それに続くのがピゴ氏の文章である。ドイツで今や三番目ぐらいに有名なワインジャーナリストであり、英国でもTV番組で御馴染みだというが、どのようなジャーナリストかは良く知らない。恐らく試飲会でも会ったこともない。彼に言わせると、歴史的事実である百年前のドイツのリースリングの国際的評価、つまりマルゴーよりも遥かにロンドンで高価であった事実から、世界的に評価を落としてしまって久しいドイツのリースリングを述べている。つまり特に敗戦後の西ドイツの高度成長の工業製品化したワイン産業が、不凍液騒動を招いたとなる。しかしそうなるとオーストリアのそれは十分に説明出来ないが、元々はドイツのリースリングはエレガントだったとなる。これについてはなんとも体験としては語れないが、なるほど陽の弱い優れた土壌から生産されたドイツのそれはオーストリアの重い土壌の「下手な、くどい」それとは雲泥の差であったことは歴史的にも証明されている。しかし、戦後の復興期から安定成長へと西ドイツの工業化が進む中でのその転落の道は、十分にそれだけでは説明できないように思うがどうだろう。

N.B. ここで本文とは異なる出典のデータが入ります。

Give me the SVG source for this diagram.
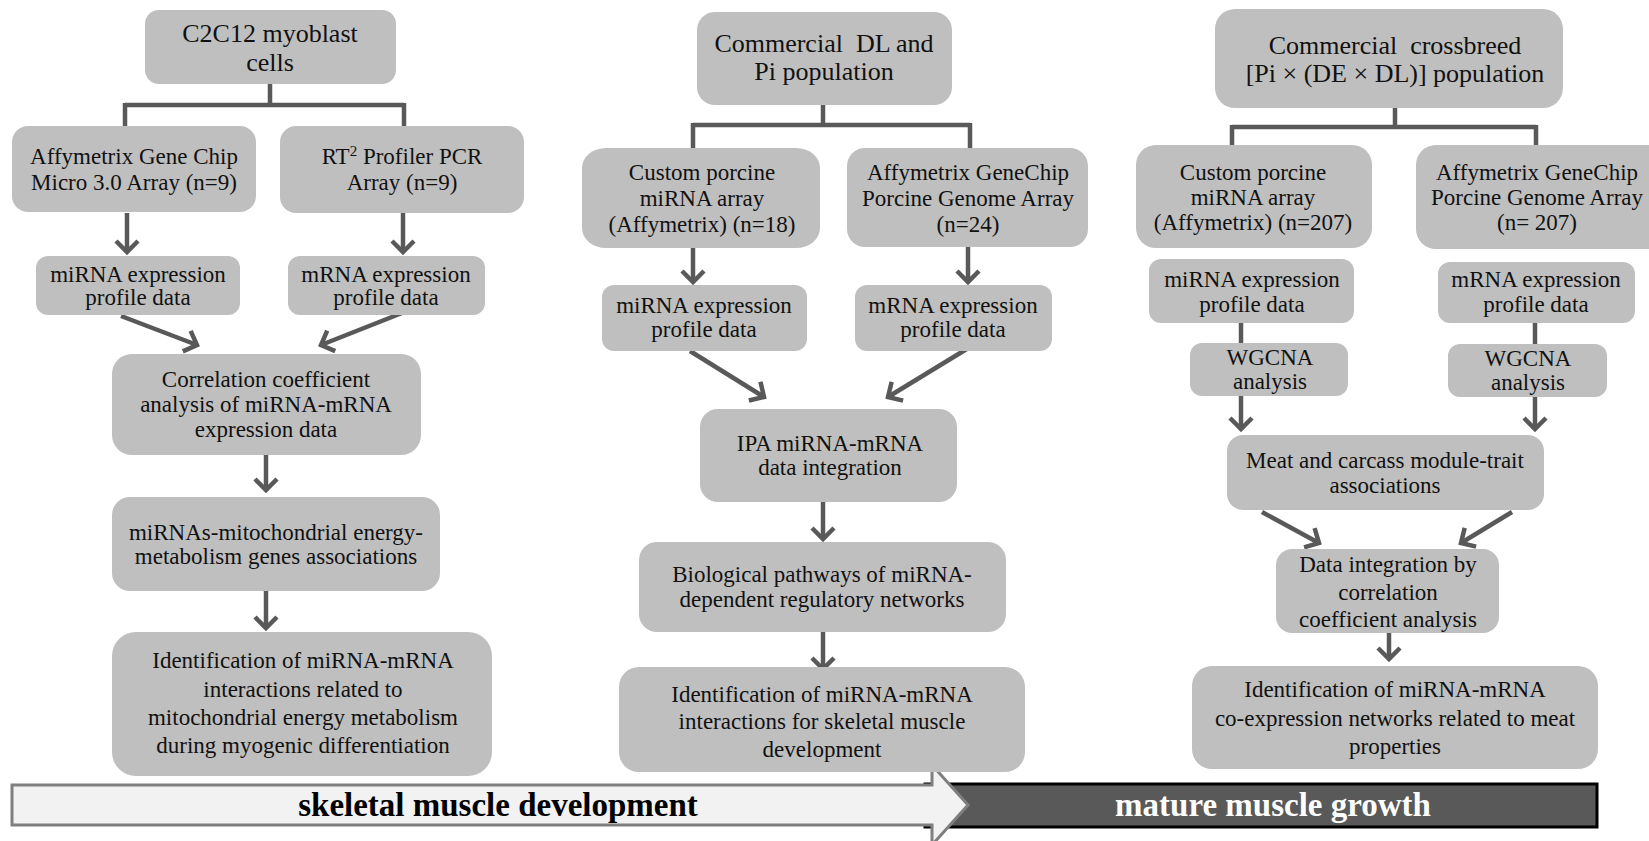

更にそれを救い、現在の高級化への道を歩んだ例としてテロワールへの拘りを、レーヴェンシュタイン醸造所やエルンスト・ローゼンやベルンハルト・ブロイラーに代表させるのは合点が行かない。彼らが現在提供しているリースリングは、特に最後のブロイラーなどをみても既に本人が故人となっているとは言っても、どうも繋がらないのである。なるほどエルザスのそれを手本としたとすればローゼンのそれなどは幾らかそれを感じるが、ブロイラー自体はそれほど素晴らしい地所を保有しているとは思えず、先日お土産に頂いたラウエンタールのそれを吟味しても必ずしもそのお手本を感じることは難しい。と言うか、如何にも業者らしく上手に造り過ぎである。

ラウエンタールの地所自体はとても一般受けする素晴らしいリースリングが出来て、現在のブロイラーのそれもその清潔さで素晴らしいのであるが、テロワールの面白さとか複雑さを表現するにはそもそも向かない地所であり ― これはそのものダイデスハイムのヘアゴットザッカー一般にも通じる、逆に奇麗に造ってしまっている事でもともとのその地所が持っているおおらかで土着的な味が消えてしまっている。若干の残党感や苦味の悪さは2009年の特徴だとしても、変に薄化粧したような浴衣姿の町娘の様でもありどこかコーラワインに通じるようで興醒めであった。

ピゴ氏が、ぬべっとした取り立てて特徴も無い複雑さの無いケラー醸造所のそれよりもご近所のヴィットマンの成果を評価するのは理解できるのだが、この著名なワインジャーナリストが現在のドイツリースリングの本当の実力を把握しているのかどうかは疑わしい。そもそもテロワールとは何かを、その地所を歩いて十分に体験しているのだろうか?そして、リースリングとの出会いが1982年にはじめて旅行したモーゼル・ラインでのシャルツホーフベルクのシュペートレーゼとフォルストのウンゲホイヤーだったというから笑わせる。後者はバッサーマン・ヨルダン醸造所のヘーネ氏のそれを指しているのだろう。